The third approach is probably the most difficult yet most sustainable one to address problems related to the impoverishment of fisherfolk. The government must look towards reducing wild-catching of fish to be replaced with fish farming. As much as we want to enrich fisherfolk, the romance of them living as they have for years is something we need to avoid. Wild fish need to be protected as much as they can be to ensure the balance of the ecosystem in these habitats is maintained.
Pemuda PSM would like to suggest the government to absorb as many fisherfolk as possible into a public-owned initiative to create as many fish farms as possible throughout Malaysia to maintain fish supplies whilst reducing wild-caught fish. Of course, care must be taken to ensure the siting of these farms, feedstock used and fish density are all carefully controlled to avoid issues such as environmental degradation, rampant marine illnesses and increased water pollution. With a significant number of fisherfolk turned into fish farmers, they themselves can benefit by rearing a steady amount of fish to be sold to the market. The remaining wild-catching fisherfolk also benefit with fish stocks partially recovering due to a lower number of total fisherfolk in wild areas.
The above are practical approaches that the government can consider implementing immediately that can achieve a good level of success. However, this is in due consideration of the government not being socialist or even left-leaning. As with agriculture, the fruits of labour done by the marhaen (fisherfolk and farmers alike) are stolen away from them through politically well-connected middle-men. A true solution to the problem of fisherfolk and farmer impoverishment would see the eradication of these middle-men and the maximum profits produced from labour returned to the fisherfolk or farmer in question, with the ones expending the labour deciding where the money goes, democratically.

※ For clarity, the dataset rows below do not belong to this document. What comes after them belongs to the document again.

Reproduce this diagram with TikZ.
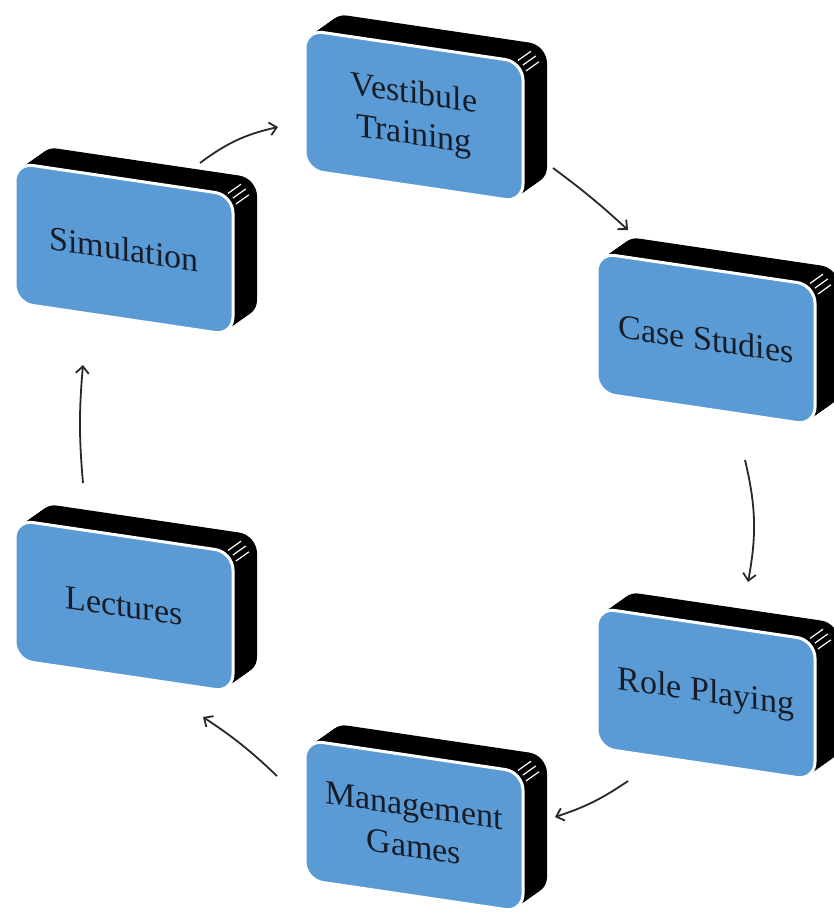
\documentclass[tikz,border=0pt]{standalone}
\usepackage{fontspec}
\setmainfont{Liberation Serif}
\usetikzlibrary{arrows.meta,calc}

\definecolor{facefill}{RGB}{91,155,213}
\definecolor{labelink}{RGB}{22,28,40}
\definecolor{linkgray}{RGB}{40,40,40}

\tikzset{
  face/.style={fill=facefill, draw=white, line width=3pt, rounded corners=18pt,
    minimum width=218pt, minimum height=140pt, inner sep=0pt, align=center,
    text=labelink, font=\fontsize{34}{41}\selectfont, transform shape},
  link/.style={draw=linkgray, line width=1.8pt,
    -{Straight Barb[length=7pt,width=13pt,line width=1.8pt]}},
}

% A slanted block: black extruded body, page edges at the corner, blue front face
\newcommand{\stackbox}[4]{%
  \begin{scope}[cm={1,-0.148,0,1,(#2,#3)}]
    \foreach \k in {1,...,24}{
      \fill[black, rounded corners=18pt] (-109+\k,-70-0.854*\k) rectangle (109+\k,70-0.854*\k);
    }
    \foreach \a in {20,40,60}{
      \draw[white, line width=1.2pt] ({91+18*cos(\a)+4},{-52-18*sin(\a)-3.4}) -- ++(13,-11.1);
    }
    \node[face] (#1) at (0,0) {#4};
  \end{scope}}

\begin{document}
\begin{tikzpicture}[x=1pt,y=-1pt]
  \fill[white] (0,0) rectangle (834,913);
  \useasboundingbox (0,0) rectangle (834,913);

  \stackbox{vt}{414}{116}{Vestibule\\Training}
  \stackbox{sim}{124}{249}{Simulation}
  \stackbox{cs}{706}{339}{Case Studies}
  \stackbox{rp}{706}{694}{Role Playing}
  \stackbox{mg}{414}{826}{Management\\Games}
  \stackbox{lec}{124}{606}{Lectures}

  \draw[link] ($(sim.center)+(76,-86)$) to[bend left=12] ($(vt.center)+(-136,11)$);
  \draw[link] ($(vt.center)+(139,52)$) to[bend left=3] ($(cs.center)+(-78,-109)$);
  \draw[link] ($(cs.center)+(39,121)$) to[bend left=12] ($(rp.center)+(42,-112)$);
  \draw[link] ($(rp.center)+(-78,87)$) to[bend left=8] ($(mg.center)+(141,-9)$);
  \draw[link] ($(mg.center)+(-137,-50)$) to[bend right=5] ($(lec.center)+(79,111)$);
  \draw[link] ($(lec.center)+(-41,-123)$) to[bend left=5] ($(sim.center)+(-41,116)$);
\end{tikzpicture}
\end{document}
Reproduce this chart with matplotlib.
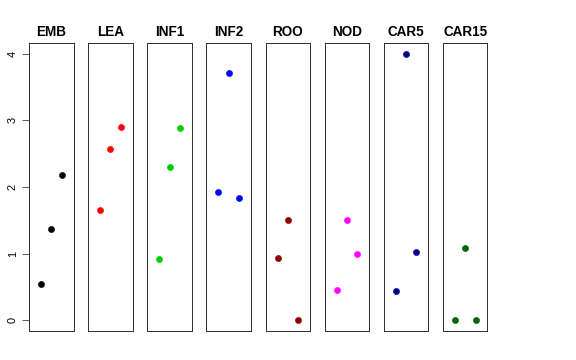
import matplotlib
matplotlib.use("Agg")
import matplotlib.pyplot as plt

plt.rcParams['font.family'] = ['Liberation Sans', 'DejaVu Sans']

stages = ['EMB', 'LEA', 'INF1', 'INF2', 'ROO', 'NOD', 'CAR5', 'CAR15']
colors = ['black', 'red', '#00CD00', 'blue', '#8B0000', '#FF00FF', '#00008B', '#006400']
xpos = [1, 2, 3]
emb = [0.54, 1.37, 2.18]
lea = [1.66, 2.57, 2.90]
inf1 = [0.92, 2.30, 2.89]
inf2 = [1.93, 3.71, 1.83]
roo = [0.93, 1.51, 0.00]
nod = [0.45, 1.51, 1.00]
car5 = [0.44, 4.00, 1.02]
car15 = [0.00, 1.09, 0.00]
values = [emb, lea, inf1, inf2, roo, nod, car5, car15]

W, H = 576, 360
fig = plt.figure(figsize=(W / 72, H / 72), dpi=72)

top, bottom = 43, 331
pw = 44.5
step = 59.14
for i, (name, col, yv) in enumerate(zip(stages, colors, values)):
    left = 29 + i * step
    ax = fig.add_axes([left / W, 1 - bottom / H, pw / W, (bottom - top) / H])
    ax.plot(xpos, yv, 'o', color=col, ms=6.2, mec=col, mew=0.5)
    ax.set_xlim(-0.16, 4.16)
    ax.set_ylim(-0.16, 4.16)
    ax.set_xticks([])
    ax.set_title(name, fontsize=13.5, fontweight='bold', pad=7)
    for s in ax.spines.values():
        s.set_color('#333333')
        s.set_linewidth(1.0)
    if i == 0:
        ax.set_yticks([0, 1, 2, 3, 4])
        ax.set_yticklabels(['0', '1', '2', '3', '4'], rotation=90, va='center', fontsize=11)
        ax.tick_params(axis='y', length=7, width=0.8, color='#333333', pad=4)
    else:
        ax.set_yticks([])

fig.savefig('out.png', dpi=72)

We in Pemuda PSM do not believe in any illusion that paints the current or any previous administration as ready to engage in something so radical. In the end, it will be only the likes of us and the marhaen constantly knocking on the doors of power that will never open. In the future, when the democratic socialist revolution come into fruition, one of our main goals would be the elimination of the theft of surplus capital by those who do not expend any labour. Until then, the above shall suffice to eliminate the immediate suffering of our fisherfolk.